Nampaknya kondisi social politik di negara dalam Sistem Common Law (Case Law) (80 Negara) secara historis lebih demokratis. Peranan pengadilan sangat dominan untuk menciptakan “Precedent” yang mengikat atas dasar prinsip “Stare Decisis’. Peranan hakim sebagai wasit; dalam civil law system yang berasal dari Eropa Daratan (150 Negara). Hukum berhulu pada Kodifikasi (Statue) sebagai warisan zaman romawi yang bersifat authoritative. Hakim digambarkan sebagai investigator yang memimpin persidangan.
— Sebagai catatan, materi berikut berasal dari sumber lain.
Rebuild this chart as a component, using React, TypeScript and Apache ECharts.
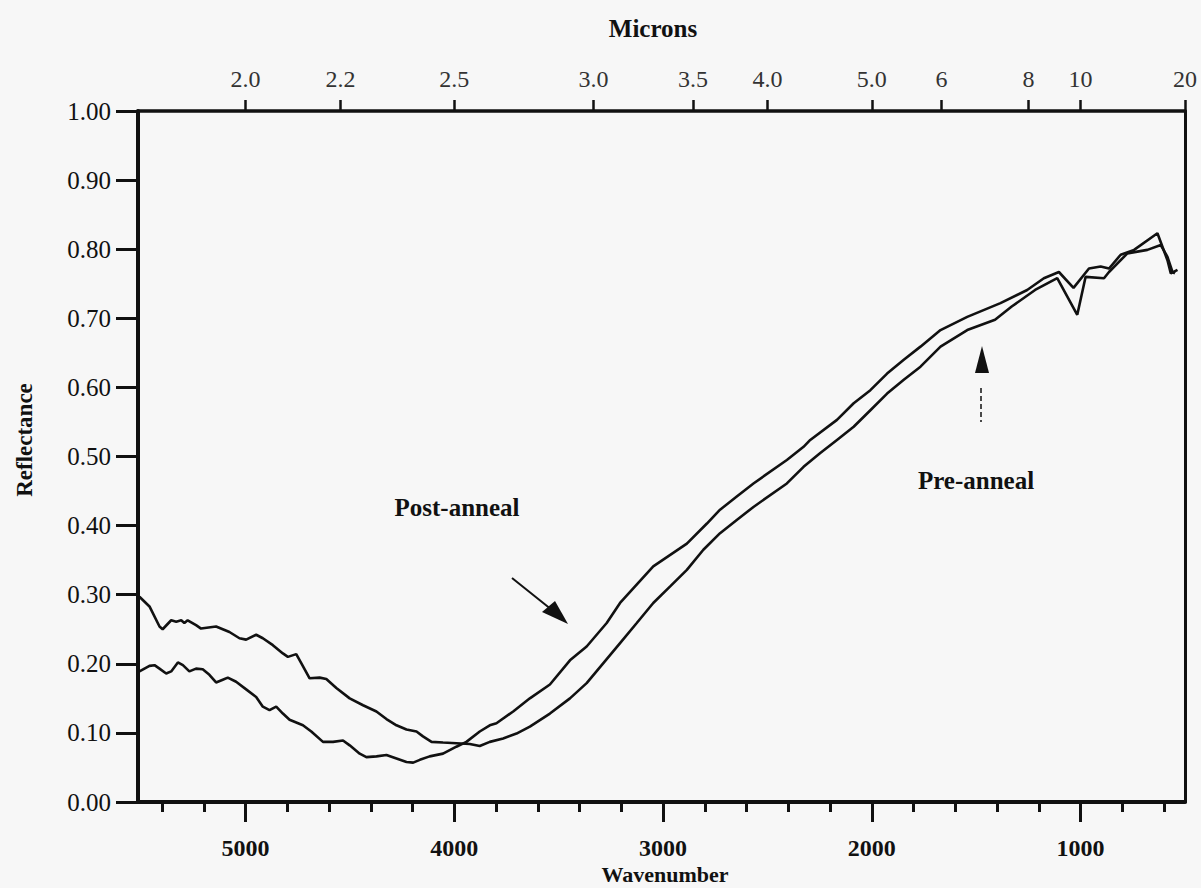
import React, { useEffect, useRef } from "react";
import * as echarts from "echarts";

// ---- data ----
const preWavenumber = [
  5508, 5460, 5412, 5397, 5356, 5332, 5308, 5293, 5277, 5237, 5213, 5141, 5077, 5029, 4997, 4949, 4917,
  4869, 4821, 4797, 4757, 4733, 4693, 4645, 4613, 4565, 4501, 4437, 4373, 4325, 4277, 4229, 4181, 4150,
  4109, 4054, 3990, 3926, 3878, 3830, 3766, 3702, 3638, 3542, 3446, 3366, 3286, 3206, 3126, 3047, 2966,
  2886, 2807, 2727, 2647, 2567, 2407, 2327, 2247, 2167, 2087, 2007, 1927, 1847, 1767, 1671, 1543, 1410,
  1330, 1218, 1112, 1016, 976, 888, 864, 776, 680, 616, 584, 560, 548,
];
const preReflectance = [
  0.297, 0.283, 0.254, 0.25, 0.263, 0.261, 0.263, 0.259, 0.263, 0.256, 0.251, 0.254, 0.246, 0.237, 0.235,
  0.242, 0.237, 0.227, 0.215, 0.21, 0.214, 0.201, 0.179, 0.18, 0.178, 0.165, 0.15, 0.14, 0.131, 0.12, 0.111,
  0.105, 0.102, 0.095, 0.087, 0.086, 0.085, 0.084, 0.081, 0.087, 0.092, 0.099, 0.109, 0.128, 0.15, 0.172,
  0.201, 0.23, 0.259, 0.288, 0.312, 0.336, 0.365, 0.389, 0.408, 0.427, 0.461, 0.485, 0.505, 0.524, 0.543,
  0.567, 0.591, 0.611, 0.63, 0.659, 0.683, 0.698, 0.717, 0.741, 0.758, 0.705, 0.76, 0.758, 0.767, 0.794,
  0.799, 0.806, 0.789, 0.767, 0.765,
];

const postWavenumber = [
  5508, 5460, 5436, 5412, 5380, 5356, 5324, 5300, 5269, 5237, 5205, 5173, 5141, 5109, 5085, 5045, 4997,
  4949, 4917, 4885, 4853, 4821, 4789, 4725, 4685, 4629, 4581, 4533, 4501, 4453, 4421, 4373, 4325, 4277,
  4229, 4197, 4165, 4118, 4054, 3990, 3942, 3878, 3830, 3798, 3718, 3638, 3542, 3446, 3366, 3270, 3206,
  3047, 2886, 2790, 2727, 2647, 2567, 2407, 2327, 2295, 2167, 2087, 2007, 1927, 1847, 1767, 1671, 1543,
  1384, 1256, 1176, 1104, 1034, 960, 904, 864, 808, 744, 632, 584, 568, 536,
];
const postReflectance = [
  0.189, 0.197, 0.198, 0.193, 0.186, 0.189, 0.202, 0.198, 0.189, 0.193, 0.192, 0.184, 0.173, 0.177, 0.18,
  0.174, 0.163, 0.152, 0.138, 0.133, 0.138, 0.128, 0.119, 0.111, 0.102, 0.087, 0.087, 0.089, 0.082, 0.07,
  0.065, 0.066, 0.068, 0.063, 0.058, 0.057, 0.061, 0.066, 0.07, 0.08, 0.087, 0.102, 0.111, 0.114, 0.131,
  0.15, 0.17, 0.205, 0.225, 0.259, 0.288, 0.341, 0.374, 0.403, 0.423, 0.442, 0.461, 0.495, 0.514, 0.524,
  0.553, 0.577, 0.596, 0.62, 0.64, 0.659, 0.683, 0.702, 0.722, 0.741, 0.758, 0.767, 0.744, 0.772, 0.775,
  0.772, 0.792, 0.799, 0.823, 0.784, 0.765, 0.77,
];

const wavenumberMajorTicks = [1000, 2000, 3000, 4000, 5000];
const wavenumberMinorTicks = [
  600, 800, 1200, 1400, 1600, 1800, 2200, 2400, 2600, 2800, 3200, 3400, 3600, 3800, 4200, 4400, 4600,
  4800, 5200, 5400,
];
const micronTickValues = [2.0, 2.2, 2.5, 3.0, 3.5, 4.0, 5.0, 6, 8, 10, 20];
const micronTickLabels = ["2.0", "2.2", "2.5", "3.0", "3.5", "4.0", "5.0", "6", "8", "10", "20"];

const X_MIN = 500;
const X_MAX = 5515;

const SERIF = '"Liberation Serif", "Times New Roman", serif';

export default function App() {
  const ref = useRef<HTMLDivElement>(null);

  useEffect(() => {
    if (!ref.current) return;
    const chart = echarts.init(ref.current, undefined, { renderer: "svg" });

    const micronPositions = micronTickValues.map((m) => 10000 / m);
    const micronFormatter = (v: number) => {
      let best = 0;
      let bestD = Infinity;
      micronPositions.forEach((p, i) => {
        const d = Math.abs(p - v);
        if (d < bestD) {
          bestD = d;
          best = i;
        }
      });
      return micronTickLabels[best];
    };

    const pre = preWavenumber.map((w, i) => [w, preReflectance[i]]);
    const post = postWavenumber.map((w, i) => [w, postReflectance[i]]);

    const ink = "#111";

    chart.setOption({
      animation: false,
      backgroundColor: "#f7f7f7",
      grid: { left: 138, right: 16, top: 111, bottom: 86, containLabel: false },
      xAxis: [
        {
          type: "value",
          position: "bottom",
          inverse: true,
          min: X_MIN,
          max: X_MAX,
          axisLine: { show: true, lineStyle: { color: ink, width: 4 } },
          axisTick: {
            show: true,
            inside: false,
            length: 20,
            lineStyle: { color: ink, width: 3 },
            customValues: wavenumberMajorTicks,
          },
          axisLabel: {
            show: true,
            customValues: wavenumberMajorTicks,
            formatter: (v: number) => String(Math.round(v)),
            margin: 34,
            color: ink,
            fontFamily: SERIF,
            fontWeight: "bold",
            fontSize: 24,
          },
          splitLine: { show: false },
        },
        {
          type: "value",
          position: "bottom",
          inverse: true,
          min: X_MIN,
          max: X_MAX,
          axisLine: { show: false },
          axisTick: {
            show: true,
            inside: false,
            length: 10,
            lineStyle: { color: ink, width: 3 },
            customValues: wavenumberMinorTicks,
          },
          axisLabel: { show: false },
          splitLine: { show: false },
        },
        {
          type: "value",
          position: "top",
          inverse: true,
          min: X_MIN,
          max: X_MAX,
          axisLine: { show: true, lineStyle: { color: ink, width: 3.5 } },
          axisTick: {
            show: true,
            inside: false,
            length: 11,
            lineStyle: { color: ink, width: 2.5 },
            customValues: micronPositions,
          },
          axisLabel: {
            show: true,
            customValues: micronPositions,
            formatter: micronFormatter,
            margin: 20,
            color: "#333",
            fontFamily: SERIF,
            fontSize: 24,
          },
          splitLine: { show: false },
        },
      ],
      yAxis: [
        {
          type: "value",
          position: "left",
          min: 0,
          max: 1,
          interval: 0.1,
          axisLine: { show: true, lineStyle: { color: ink, width: 4 } },
          axisTick: { show: true, inside: false, length: 22, lineStyle: { color: ink, width: 3 } },
          axisLabel: {
            show: true,
            margin: 27,
            color: ink,
            fontFamily: SERIF,
            fontSize: 25,
            formatter: (v: number) => v.toFixed(2),
          },
          splitLine: { show: false },
        },
        {
          type: "value",
          position: "right",
          min: 0,
          max: 1,
          axisLine: { show: true, lineStyle: { color: ink, width: 3 } },
          axisTick: { show: false },
          axisLabel: { show: false },
          splitLine: { show: false },
        },
      ],
      series: [
        {
          name: "Pre-anneal",
          type: "line",
          data: pre,
          xAxisIndex: 0,
          yAxisIndex: 0,
          showSymbol: false,
          lineStyle: { color: ink, width: 2.6 },
        },
        {
          name: "Post-anneal",
          type: "line",
          data: post,
          xAxisIndex: 0,
          yAxisIndex: 0,
          showSymbol: false,
          lineStyle: { color: ink, width: 2.6 },
        },
      ],
      graphic: [
        {
          type: "text",
          x: 653,
          y: 28,
          style: { text: "Microns", font: `bold 25px ${SERIF}`, fill: ink, align: "center", verticalAlign: "middle" },
        },
        {
          type: "text",
          x: 665,
          y: 874,
          style: { text: "Wavenumber", font: `bold 22px ${SERIF}`, fill: ink, align: "center", verticalAlign: "middle" },
        },
        {
          type: "text",
          x: 24,
          y: 440,
          rotation: Math.PI / 2,
          style: { text: "Reflectance", font: `bold 23px ${SERIF}`, fill: ink, align: "center", verticalAlign: "middle" },
        },
        {
          type: "text",
          x: 457,
          y: 507,
          style: { text: "Post-anneal", font: `bold 25px ${SERIF}`, fill: ink, align: "center", verticalAlign: "middle" },
        },
        {
          type: "text",
          x: 976,
          y: 480,
          style: { text: "Pre-anneal", font: `bold 25px ${SERIF}`, fill: ink, align: "center", verticalAlign: "middle" },
        },
        {
          type: "line",
          shape: { x1: 512, y1: 578, x2: 552, y2: 610 },
          style: { stroke: ink, lineWidth: 2 },
        },
        {
          type: "polygon",
          shape: { points: [[542, 612], [555, 601], [568, 624]] },
          style: { fill: ink },
        },
        {
          type: "polygon",
          shape: { points: [[975, 373], [989, 373], [982, 346]] },
          style: { fill: ink },
        },
        {
          type: "line",
          shape: { x1: 981, y1: 388, x2: 981, y2: 422 },
          style: { stroke: ink, lineWidth: 1.5, lineDash: [5, 3] },
        },
      ],
    });

    return () => chart.dispose();
  }, []);

  return (
    <div
      ref={ref}
      style={{ position: "absolute", left: 0, top: 0, width: 1201, height: 888, background: "#f7f7f7" }}
    />
  );
}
Saat ini boleh dikatakan keberadaan dua bentuk tidak mutlak karena muncul juga bentukcampuran (Mix Of Features From Common To Civil Law System).
Dalam RUU KUHP , Pengaturan Buku III KUHP (WvS) Tentang pelanggaran ditiadakan dan Absorbsi terhadap pasal-pasal Buku III yang masih relevan dilakukan oleh Buku II RUU KUHP tentang Tindak Pidana (contoh pasal 503 WvS, yaitu pelanggaran terhadap ketertiban umum tetap diatur dalam Buku II RUU sebagai tindak pidana pasal 301 Ayat (4). Demikian juga pasal 510 KUHP yang mengatur tentang penyelenggaraan pesta atau keramaian tanpa izin tetap diatur dalam pasal 321 RUU KUHP, dan lain-lain)
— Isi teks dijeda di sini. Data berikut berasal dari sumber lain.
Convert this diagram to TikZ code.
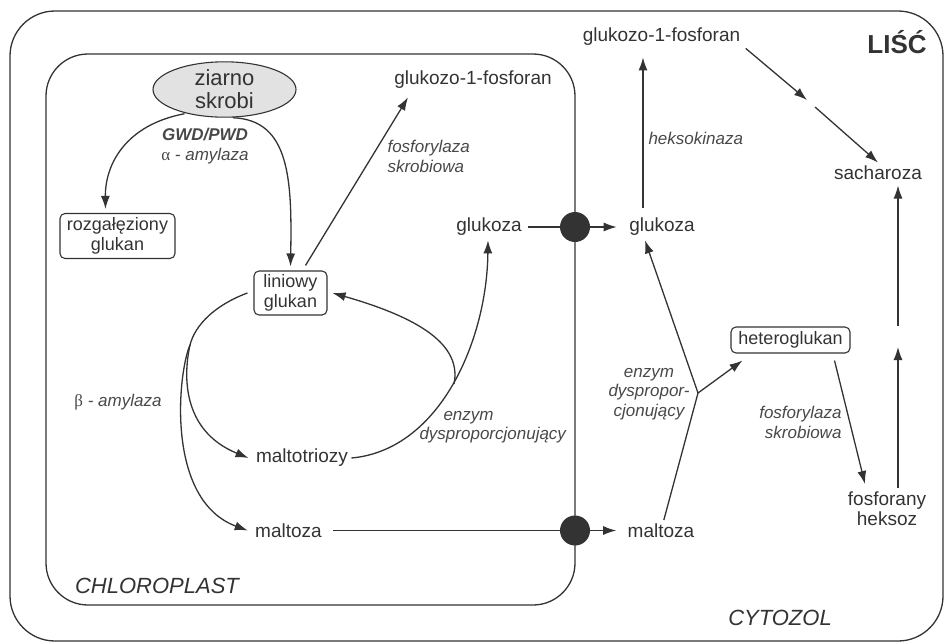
\documentclass[tikz,border=0pt]{standalone}
\usepackage{fontspec}
\setmainfont{Liberation Sans}
\newfontfamily\grk{Liberation Serif}
\usetikzlibrary{arrows.meta,shapes.geometric}
\definecolor{ink}{HTML}{333333}
\definecolor{lab}{HTML}{484848}
\definecolor{grainfill}{HTML}{E2E2E2}
\begin{document}
\begin{tikzpicture}[x=1pt,y=-1pt,
  every node/.style={text=ink},
  txt/.style={font=\fontsize{19}{20}\selectfont, align=center},
  lbl/.style={font=\fontsize{17}{19.5}\selectfont\itshape, text=lab},
  big/.style={font=\fontsize{22}{24}\selectfont\itshape},
  box/.style={font=\fontsize{18}{20}\selectfont, align=center, draw=ink, line width=1.1pt, rounded corners=5pt, inner sep=2pt},
  con/.style={draw=ink, line width=1.3pt},
  arr/.style={con, -{Latex[length=13pt,width=9pt]}},
  region/.style={draw=ink, line width=1.3pt, rounded corners=45pt},
  dotnode/.style={circle, fill=ink, minimum size=30pt, inner sep=0pt}
]
\useasboundingbox (0,0) rectangle (944,643);
% regions
\draw[region] (10,11) rectangle (943,641);
\draw[region, rounded corners=42pt] (46,54) rectangle (575,605);

% nodes
\node[ellipse, draw=ink, fill=grainfill, line width=1.1pt, minimum width=143pt, minimum height=55pt, inner sep=0pt,
      font=\fontsize{22}{23}\selectfont, align=center] (grain) at (224.5,89.5) {ziarno\\skrobi};
\node[box, minimum width=115pt, minimum height=45pt] (roz) at (117.5,236) {rozgałęziony\\glukan};
\node[box, minimum width=73pt, minimum height=44pt] (lin) at (290.5,293) {liniowy\\glukan};
\node[box, minimum width=119pt, minimum height=26pt] (het) at (790.5,340) {heteroglukan};

\node[txt] (g1p1) at (473,80) {glukozo-1-fosforan};
\node[txt] (glu1) at (489,227) {glukoza};
\node[txt] (mtri) at (302,458) {maltotriozy};
\node[txt] (malt1) at (288.5,530.5) {maltoza};
\node[txt] (g1p2) at (661.5,37) {glukozo-1-fosforan};
\node[txt] (glu2) at (662,227) {glukoza};
\node[txt] (malt2) at (661,530.5) {maltoza};
\node[txt] (sach) at (878,173) {sacharoza};
\node[txt] (fos) at (887,508.5) {fosforany\\heksoz};

% labels
\node[lbl, align=center] (gwd) at (205,146) {\textbf{GWD/PWD}\\{\upshape\grk α} - amylaza};
\node[lbl] (beta) at (118,402) {{\upshape\grk β} - amylaza};
\node[lbl, align=left, anchor=west] (fsk1) at (384,156.5) {fosforylaza\\skrobiowa};
\node[lbl, anchor=west] (heks) at (645,138) {heksokinaza};
\node[lbl, align=left, anchor=west] (enz1) at (416,427) {\hspace*{24pt}enzym\\dysproporcjonujący};
\node[lbl, align=center] (enz2) at (649,394) {enzym\\dyspropor-\\cjonujący};
\node[lbl, align=right, anchor=east] (fsk2) at (845,422.5) {fosforylaza\\skrobiowa};
\node[font=\fontsize{26}{28}\selectfont\bfseries] (lisc) at (897,42) {LIŚĆ};
\node[big] (chl) at (157,586) {CHLOROPLAST};
\node[big] (cyt) at (780,618) {CYTOZOL};

% coordinates
\coordinate (split) at (190,345);
\coordinate (ret) at (454,384);
\coordinate (jn) at (698,393);
\coordinate (gapA) at (807,100);
\coordinate (gapB) at (815,107);
\coordinate (vgapA) at (898,347);
\coordinate (vgapB) at (898,326);

% connectors in chloroplast
\draw[arr] ([xshift=-40pt,yshift=4pt]grain.south) .. controls (125,125) and (105,165) .. ([xshift=-12pt,yshift=4pt]roz.north);
\draw[arr] ([xshift=8.5pt]grain.south) .. controls (290,120) and (292,180) .. ([yshift=4pt]lin.north);
\draw[arr] ([xshift=15pt,yshift=5pt]lin.north) -- ([xshift=-65pt,yshift=-5pt]g1p1.south);
\draw[con] ([xshift=-6pt]lin.west) .. controls (215,305) and (195,325) .. (split);
\draw[arr] (split) .. controls (184,372) and (180,430) .. ([xshift=-4pt]mtri.west);
\draw[arr] (split) .. controls (178,372) and (165,500) .. ([xshift=-4pt]malt1.west);
\draw[arr] (mtri.east) .. controls (440,450) and (487,340) .. ([xshift=-1pt,yshift=-1pt]glu1.south);
\draw[arr] (ret) .. controls (462,345) and (420,318) .. ([xshift=5pt]lin.east);

% transport through envelope
\node[dotnode] (dot1) at (575,227) {};
\node[dotnode] (dot2) at (575,530.5) {};
\draw[con] ([xshift=3pt]glu1.east) -- (dot1);
\draw[arr] (dot1) -- ([xshift=-9pt]glu2.west);
\draw[con] ([xshift=8pt]malt1.east) -- (dot2);
\draw[arr] (dot2) -- ([xshift=-8pt]malt2.west);

% cytosol
\draw[arr] ([xshift=-19pt,yshift=7pt]glu2.north) -- ([xshift=-18.5pt,yshift=-8pt]g1p2.south);
\draw[arr] ([xshift=2pt,yshift=1pt]g1p2.south east) -- (gapA);
\draw[arr] (gapB) -- (sach.north);
\draw[con] (malt2) -- (jn);
\draw[arr] (jn) -- ([xshift=-17pt,yshift=-1pt]glu2.south);
\draw[arr] (jn) -- ([xshift=12pt,yshift=-7pt]het.south west);
\draw[arr] ([xshift=44pt,yshift=-7pt]het.south) -- ([xshift=-22pt,yshift=4pt]fos.north);
\draw[arr] ([xshift=11pt]fos.north) -- (vgapA);
\draw[arr] (vgapB) -- ([xshift=20pt,yshift=-2pt]sach.south);
\end{tikzpicture}
\end{document}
Munculnya BAB baru dan tindak-tindak pidana baru dalam KUHP (dalam rangka misi konsolidasi), Antara lain:
- Bab Tindak Pidana Terhadap Proses Peradilan
- Bab tindak pidana terhadap HAM
- Tindak Pidana Penyalahgunaan Narkotika
- Bab Tipikor
- Bab TPPU
- TP Terhadap Hukum Yang Hidup; dan
- Munculnya TP-TP baru seperti TP terhadap Ideologi Pancasila, TP Penyadapan, TP Informatika dan Elektronik, TP Transplantasi Organ Tubuh, Berbagai Perkembangan TP Kesusilaan, TP Penawaran untuk melakukan kejahatan, TP Perdagangan Orang, TP KDRT dan TP Terorisme.
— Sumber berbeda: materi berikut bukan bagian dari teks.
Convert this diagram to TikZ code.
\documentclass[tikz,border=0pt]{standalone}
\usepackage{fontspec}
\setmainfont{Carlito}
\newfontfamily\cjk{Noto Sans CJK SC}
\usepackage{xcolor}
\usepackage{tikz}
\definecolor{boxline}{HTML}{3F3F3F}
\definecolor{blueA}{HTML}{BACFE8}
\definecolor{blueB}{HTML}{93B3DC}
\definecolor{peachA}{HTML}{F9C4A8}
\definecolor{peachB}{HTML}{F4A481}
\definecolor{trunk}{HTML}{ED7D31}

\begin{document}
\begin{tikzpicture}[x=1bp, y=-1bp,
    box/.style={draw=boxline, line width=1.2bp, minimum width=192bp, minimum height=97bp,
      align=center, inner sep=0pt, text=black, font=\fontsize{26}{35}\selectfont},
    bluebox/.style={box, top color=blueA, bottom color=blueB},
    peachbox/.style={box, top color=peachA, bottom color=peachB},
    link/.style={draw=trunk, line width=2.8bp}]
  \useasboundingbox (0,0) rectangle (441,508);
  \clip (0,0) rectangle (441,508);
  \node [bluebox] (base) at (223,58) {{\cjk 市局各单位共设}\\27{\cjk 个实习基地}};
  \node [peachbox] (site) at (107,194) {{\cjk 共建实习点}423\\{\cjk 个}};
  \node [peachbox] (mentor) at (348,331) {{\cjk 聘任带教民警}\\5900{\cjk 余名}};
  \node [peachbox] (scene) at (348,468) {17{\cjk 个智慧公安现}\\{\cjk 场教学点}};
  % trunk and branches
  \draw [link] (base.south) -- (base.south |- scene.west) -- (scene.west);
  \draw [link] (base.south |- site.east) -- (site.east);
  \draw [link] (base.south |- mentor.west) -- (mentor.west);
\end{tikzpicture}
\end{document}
Khusus mengenai RUU KUHP yang masih mengatur Pidana Mati (Bersyarat), hal ini didasrkan atas pemikiran bahwa persoalan pidana mati tidak hanya berkaitan dengan masalah HAM (Non- Derogable Right), Effektivitas (Deterrence), Konsolidasi Demokrasi, Inakurasi Kebijakan, Proses penegakan hukum yang belum memuaskan (ILL- Fungtioning Justice System), (Busto, 2016), tetapi berkaitan juga dengan persoalan kedaulatan nasional, social budaya, agama, reaksi internasional dan nasional yang terbelah dan ambigu, kejahatan berat yang meningkat kualitas dan kuantitasnya (Narkoba, Terorisme, DLL), sehingga semakin memperkuat tuntutan pembalasan (retribution) dan “Social Condemnation” terhadap kejahatan berat. Pengaturan tindak pidana mati bersyarat dan tindakan legislatif untuk mengeluarkan pidana mati dari pidana pokok dan sikap kehati-hatian untuk mengatur dan menerapkan pidana mati merupakan “Jalan Tengah” antara kelompok retensionis dan abolisionis terhadap pidana mati.
Penjelasan terakhir dari Prof. Muladi yaitu pembaharuan KUHP (Penal Code Reform) melalui RUU KUHP baru pada hakikatnya adalah melakukan rekodifikasi berupa rangkaian tindakan proses yang menghasilkan penyusunan kembali (Rearranging) kodifikasi baru yang bersifat mendasar menyeluruh dan sistematis, atas dasar dan nilai-nilai dan asas-asas baru yang disepakati secara nasional.